Despite Donald Trump’s snub, TPP trade deal will take effect at end of 2018 after Australia ratifies it
- Australia informed New Zealand that it had become the sixth nation to formally ratify the deal, alongside Canada, Japan, Mexico and Singapore
- The deal will reduce tariffs in economies that together amount to more than 13 per cent of global GDP. With the US, it would have represented 40 per cent
A massive trans-Pacific trade deal cleared a final hurdle on Wednesday allowing it to enter into force this year, a pointed rebuke of President Donald Trump’s protectionist policies from some of America’s closest allies.
Hours before an administrative deadline, Australian Prime Minister Scott Morrison announced that his government had ratified the 11-country Trans-Pacific Partnership (TPP), meaning a quorum of more than half the members have formally signed on.

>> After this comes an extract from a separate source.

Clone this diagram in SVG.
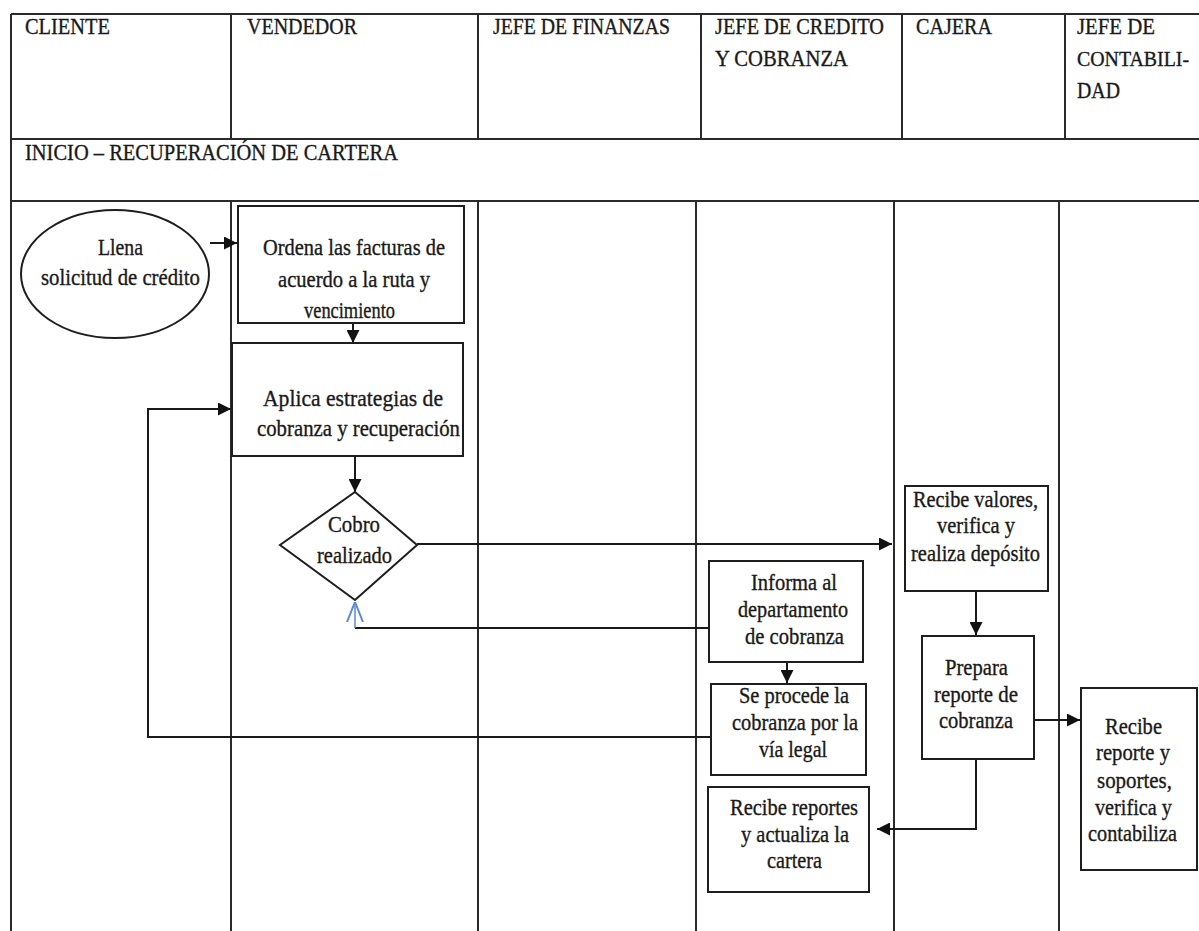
<svg xmlns="http://www.w3.org/2000/svg" width="1199" height="931" viewBox="0 0 1199 931">
  <style>
    .grid { stroke: #2a2a2a; stroke-width: 2; fill: none; }
    .box { stroke: #1e1e1e; stroke-width: 2; fill: #ffffff; }
    .txt { font-family: "Liberation Serif", "Times New Roman", "DejaVu Serif", serif; font-size: 23px; fill: #1a1a1a; stroke: #1a1a1a; stroke-width: 0.35; }
    .con { stroke: #1a1a1a; stroke-width: 2; fill: none; }
  </style>
  <defs>
    <marker id="arrow" viewBox="0 0 10 10" refX="10" refY="5" markerWidth="13" markerHeight="13" markerUnits="userSpaceOnUse" orient="auto">
      <path d="M0,0 L10,5 L0,10 z" fill="#111111"/>
    </marker>
    <marker id="open" viewBox="0 0 10 10" refX="10" refY="5" markerWidth="20" markerHeight="20" markerUnits="userSpaceOnUse" orient="auto">
      <path d="M0,1 L10,5 L0,9" fill="none" stroke="#5b8bd0" stroke-width="1"/>
    </marker>
  </defs>
  <rect width="1199" height="931" fill="#ffffff"/>

  <!-- swimlane table -->
  <g id="lanes" class="grid">
    <line x1="11" y1="14" x2="1199" y2="14"/>
    <line x1="11" y1="14" x2="11" y2="931"/>
    <line x1="11" y1="139" x2="1199" y2="139"/>
    <line x1="11" y1="201" x2="1199" y2="201"/>
    <!-- header dividers -->
    <line x1="231" y1="14" x2="231" y2="139"/>
    <line x1="478" y1="14" x2="478" y2="139"/>
    <line x1="701" y1="14" x2="701" y2="139"/>
    <line x1="902" y1="14" x2="902" y2="139"/>
    <line x1="1065" y1="14" x2="1065" y2="139"/>
    <!-- body dividers -->
    <line x1="231" y1="201" x2="231" y2="931"/>
    <line x1="478" y1="201" x2="478" y2="931"/>
    <line x1="696" y1="201" x2="696" y2="931"/>
    <line x1="894" y1="201" x2="894" y2="931"/>
    <line x1="1059" y1="201" x2="1059" y2="931"/>
  </g>

  <g id="headers" class="txt">
    <text x="25" y="34" textLength="85" lengthAdjust="spacingAndGlyphs">CLIENTE</text>
    <text x="247" y="34" textLength="110" lengthAdjust="spacingAndGlyphs">VENDEDOR</text>
    <text x="493" y="34" textLength="177" lengthAdjust="spacingAndGlyphs">JEFE DE FINANZAS</text>
    <text x="715" y="34" textLength="169" lengthAdjust="spacingAndGlyphs">JEFE DE CREDITO</text>
    <text x="715" y="66" textLength="133" lengthAdjust="spacingAndGlyphs">Y COBRANZA</text>
    <text x="916" y="34" textLength="76" lengthAdjust="spacingAndGlyphs">CAJERA</text>
    <text x="1077" y="34" textLength="78" lengthAdjust="spacingAndGlyphs">JEFE DE</text>
    <text x="1077" y="66" font-size="20.5" textLength="112" lengthAdjust="spacingAndGlyphs">CONTABILI-</text>
    <text x="1077" y="98" textLength="43" lengthAdjust="spacingAndGlyphs">DAD</text>
    <text x="25" y="160" textLength="373" lengthAdjust="spacingAndGlyphs">INICIO – RECUPERACIÓN DE CARTERA</text>
  </g>

  <!-- connectors -->
  <g id="connectors">
    <line class="con" x1="210" y1="243" x2="237" y2="243" marker-end="url(#arrow)"/>
    <line class="con" x1="353" y1="323" x2="353" y2="343" marker-end="url(#arrow)"/>
    <line class="con" x1="355" y1="456" x2="355" y2="492" marker-end="url(#arrow)"/>
    <line class="con" x1="417" y1="544" x2="892" y2="544" marker-end="url(#arrow)"/>
    <polyline class="con" points="709,628 355,628"/>
    <line x1="355" y1="628" x2="355" y2="602" stroke="#5b8bd0" stroke-width="1.5" marker-end="url(#open)"/>
    <line class="con" x1="787" y1="662" x2="787" y2="683" marker-end="url(#arrow)"/>
    <polyline class="con" points="711,737 148,737 148,409 231,409" marker-end="url(#arrow)"/>
    <line class="con" x1="976" y1="591" x2="976" y2="635" marker-end="url(#arrow)"/>
    <line class="con" x1="1034" y1="720" x2="1080" y2="720" marker-end="url(#arrow)"/>
    <polyline class="con" points="976,759 976,829 877,829" marker-end="url(#arrow)"/>
  </g>

  <g id="n-llena">
    <ellipse class="box" cx="115" cy="274" rx="94" ry="64"/>
    <text class="txt" x="98" y="255" textLength="45" lengthAdjust="spacingAndGlyphs">Llena</text>
    <text class="txt" x="41" y="285" textLength="159" lengthAdjust="spacingAndGlyphs">solicitud  de crédito</text>
  </g>

  <g id="n-ordena">
    <rect class="box" x="238" y="206" width="226" height="117"/>
    <text class="txt" x="263" y="255" textLength="182" lengthAdjust="spacingAndGlyphs">Ordena las facturas de</text>
    <text class="txt" x="278" y="287" textLength="152" lengthAdjust="spacingAndGlyphs">acuerdo a la ruta y</text>
    <text class="txt" x="304" y="318" textLength="91" lengthAdjust="spacingAndGlyphs">vencimiento</text>
  </g>

  <g id="n-aplica">
    <rect class="box" x="232" y="343" width="231" height="113"/>
    <text class="txt" x="263" y="406" textLength="180" lengthAdjust="spacingAndGlyphs">Aplica estrategias de</text>
    <text class="txt" x="257" y="436" textLength="203" lengthAdjust="spacingAndGlyphs">cobranza y recuperación</text>
  </g>

  <g id="n-cobro">
    <polygon class="box" points="355,492 417,545 355,600 280,545"/>
    <text class="txt" x="328" y="532" textLength="52" lengthAdjust="spacingAndGlyphs">Cobro</text>
    <text class="txt" x="317" y="563" textLength="75" lengthAdjust="spacingAndGlyphs">realizado</text>
  </g>

  <g id="n-recibe-valores">
    <rect class="box" x="905" y="486" width="143" height="105"/>
    <text class="txt" x="913" y="507" textLength="125" lengthAdjust="spacingAndGlyphs">Recibe valores,</text>
    <text class="txt" x="937" y="533" textLength="78" lengthAdjust="spacingAndGlyphs">verifica y</text>
    <text class="txt" x="911" y="561" textLength="129" lengthAdjust="spacingAndGlyphs">realiza depósito</text>
  </g>

  <g id="n-informa">
    <rect class="box" x="709" y="561" width="154" height="101"/>
    <text class="txt" x="751" y="590" textLength="86" lengthAdjust="spacingAndGlyphs">Informa al</text>
    <text class="txt" x="738" y="617" textLength="110" lengthAdjust="spacingAndGlyphs">departamento</text>
    <text class="txt" x="745" y="644" textLength="99" lengthAdjust="spacingAndGlyphs">de cobranza</text>
  </g>

  <g id="n-legal">
    <rect class="box" x="711" y="684" width="155" height="91"/>
    <text class="txt" x="739" y="703" textLength="110" lengthAdjust="spacingAndGlyphs">Se procede la</text>
    <text class="txt" x="732" y="730" textLength="126" lengthAdjust="spacingAndGlyphs">cobranza por la</text>
    <text class="txt" x="759" y="757" textLength="68" lengthAdjust="spacingAndGlyphs">vía legal</text>
  </g>

  <g id="n-prepara">
    <rect class="box" x="922" y="636" width="112" height="123"/>
    <text class="txt" x="945" y="675" textLength="63" lengthAdjust="spacingAndGlyphs">Prepara</text>
    <text class="txt" x="934" y="702" textLength="84" lengthAdjust="spacingAndGlyphs">reporte de</text>
    <text class="txt" x="939" y="728" textLength="74" lengthAdjust="spacingAndGlyphs">cobranza</text>
  </g>

  <g id="n-contabiliza">
    <rect class="box" x="1081" y="688" width="116" height="182"/>
    <text class="txt" x="1105" y="734" textLength="57" lengthAdjust="spacingAndGlyphs">Recibe</text>
    <text class="txt" x="1096" y="760" textLength="74" lengthAdjust="spacingAndGlyphs">reporte y</text>
    <text class="txt" x="1097" y="788" textLength="75" lengthAdjust="spacingAndGlyphs">soportes,</text>
    <text class="txt" x="1095" y="815" textLength="77" lengthAdjust="spacingAndGlyphs">verifica y</text>
    <text class="txt" x="1088" y="841" textLength="89" lengthAdjust="spacingAndGlyphs">contabiliza</text>
  </g>

  <g id="n-actualiza">
    <rect class="box" x="708" y="787" width="161" height="105"/>
    <text class="txt" x="730" y="815" textLength="128" lengthAdjust="spacingAndGlyphs">Recibe reportes</text>
    <text class="txt" x="741" y="842" textLength="108" lengthAdjust="spacingAndGlyphs">y actualiza la</text>
    <text class="txt" x="767" y="868" textLength="55" lengthAdjust="spacingAndGlyphs">cartera</text>
  </g>
</svg>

“Australia is the sixth country to ratify the agreement, meaning it can now enter into force on 30 December this year,” said centre-right leader Morrison.
Other signatories include G7 economies Japan and Canada.
The TPP has had an arduous birth and had appeared to be floundering when Trump withdrew US participation shortly after coming to office.
That turned out to be the opening salvo in Trump’s winner-takes-all, “America first” and threat-heavy approach to trade relations.
Frantic behind-the-scenes, Japanese-led diplomacy kept a slimmed-down version of the pact alive among the remaining members – in the hope that Washington will have a change of heart, or government, and will eventually join.
The deal was spearheaded by then-president Barack Obama, who saw it as a geopolitical power play, with ramifications far beyond trade – a way of binding rising Asian powers into a rules-based, American-backed order and countering China’s might-is-right approach to commerce in the Asia-Pacific region.